The Steamboat Springs legend, who founded and helped build what would become the Steamboat Ski Area, loved "On Top of Old Smokey," his son Jeff Temple said.

"It was misnamed," Jeff Temple joked. "It was supposed to be 'On Top of Old Stormy'" - for Steamboat's Storm Mountain, later renamed Mount Werner.

Greg Scott launched into the ballad with his guitar and harmonica, and eyes across the room started to dampen.

Friends and family members shared tales about the skier and rancher who formed Storm Mountain Ski Corp. in January 1958. A crowd gathered to honor Temple at the lodge in the Storm Mountain Ranch subdivision east of Steamboat.

Temple died Feb. 9 at age 82.

If he could pick one word to describe his friend, Jim "Moose" Barrows would go with "driver." Temple drove the creation of the ski area, buying the necessary land, supervising the clearing of trails and even driving vehicles loaded with skiers to the top.

"He understood there were real possibilities for this mountain," said Barrows, who knew Temple for more than 50 years. Barrows, an Olympian, is in the Colorado Ski Hall of Fame with Temple.

Barrows also read a message from Andy Wirth, who worked for Steamboat Ski and Resort Corp. before becoming Intrawest's chief marketing officer.

"Jim's vision of what the mountain could be has allowed so many people to call this valley home," Barrows read.

That was one of the day's themes: Temple made it possible for most of us to be here.

Billy Kidd, an Olympian and director of skiing at Steamboat Ski Area, echoed that. He took the microphone after Barrows, first kissing Temple's wife, Audrey, on the cheek.

"What a contribution he made to this town, this area and skiing," Kidd said. "He made the lives better for so many people who came here."

Temple didn't do it alone, Kidd said.

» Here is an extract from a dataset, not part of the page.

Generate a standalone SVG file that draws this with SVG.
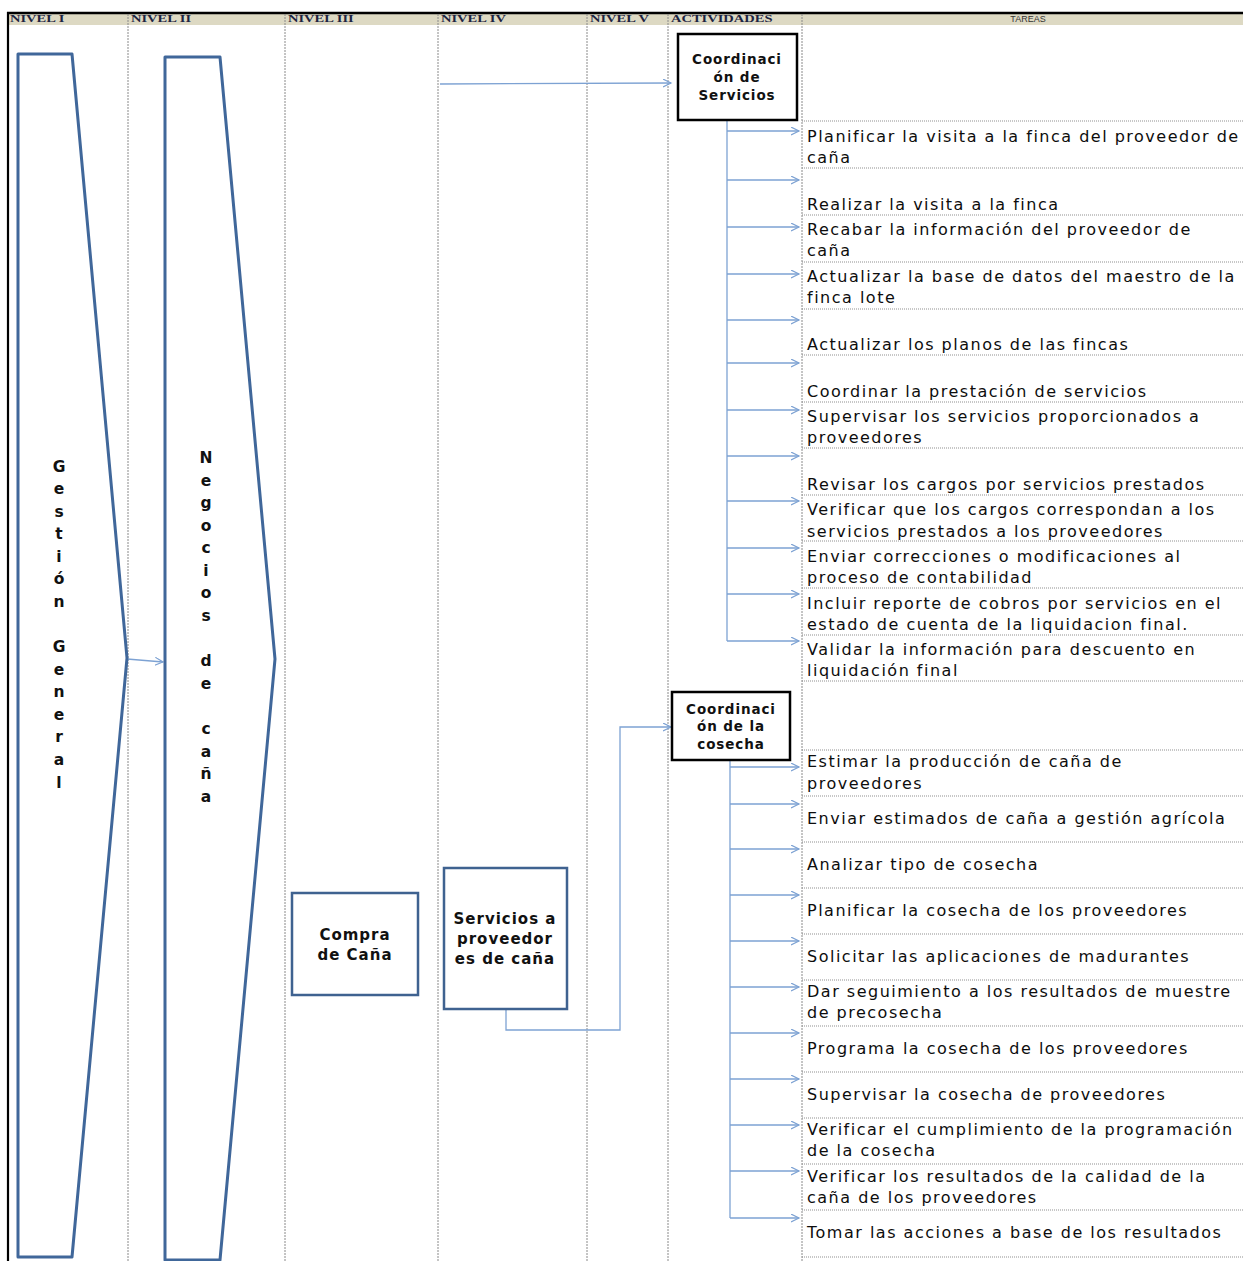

He worked with Ute American Indians, John Fetcher, Bud Werner and others. Fetcher died Feb. 6 at age 97. Kidd noted the coincidence.

"It seemed like Jim and John said, 'Our work here is done,'" he said.

That work was substantial, the speakers noted. Temple and his crew started bulldozing trails in summer 1958, and the ski area opened in 1960. Temple was a visionary, Wirth wrote in his message. Others have recognized that vision, Kidd said.

"Jim has showed the world that Steamboat has some of the best skiing in the American West," he said.

Jeff Temple wrote his memories of his father, handing them off to a cousin to read because he didn't think he could get through them. Temple recounted the ways his father and mother sacrificed so their children could ski. Jim Temple drove them to and from Vail each Saturday and Sunday to ski with a club there.

But Jim Temple cared about more than just his own children.

"He said he would never forget seeing the first kid ski down Headwall after he opened the Poma lift," Jeff Temple wrote.

Those who attended the service got a rundown of Temple's accomplishments from speakers and from a movie, "Stormy." The film tells the tale of the ski area and Temple. Jay Kinghorn and Jeff Temple made it.

Kinghorn recalled interviewing Jim Temple at length. Temple sometimes arrived at Kinghorn's office before the filmmaker did.

"In Jim's passing, we've not only lost a good friend but also a window into the past - not only of the ski area but also American ranching," Kinghorn said.

Temple was strict with the film, requiring dead-on accuracy, Kinghorn said after the memorial service. Temple had taken video and still shots of the creation of the ski area, which were used in the film.

But the rancher symbolized more than skiing in Steamboat, Kinghorn said.

"The Western image the town is trying to embrace, he was the real deal," he said.

Kidd directed a few of his remarks at his lost friend.

"Jim, you have our respect and admiration and appreciation," Kidd said. "We'll remember you when we look at the Steamboat Ski Area, Mount Werner and Storm Mountain."

He recalled Temple's pure joy for the sport of skiing. And Kidd thinks he knows where Temple is now.

"He's gone to that place where every day is like skiing in chest-deep Champagne Powder," he said.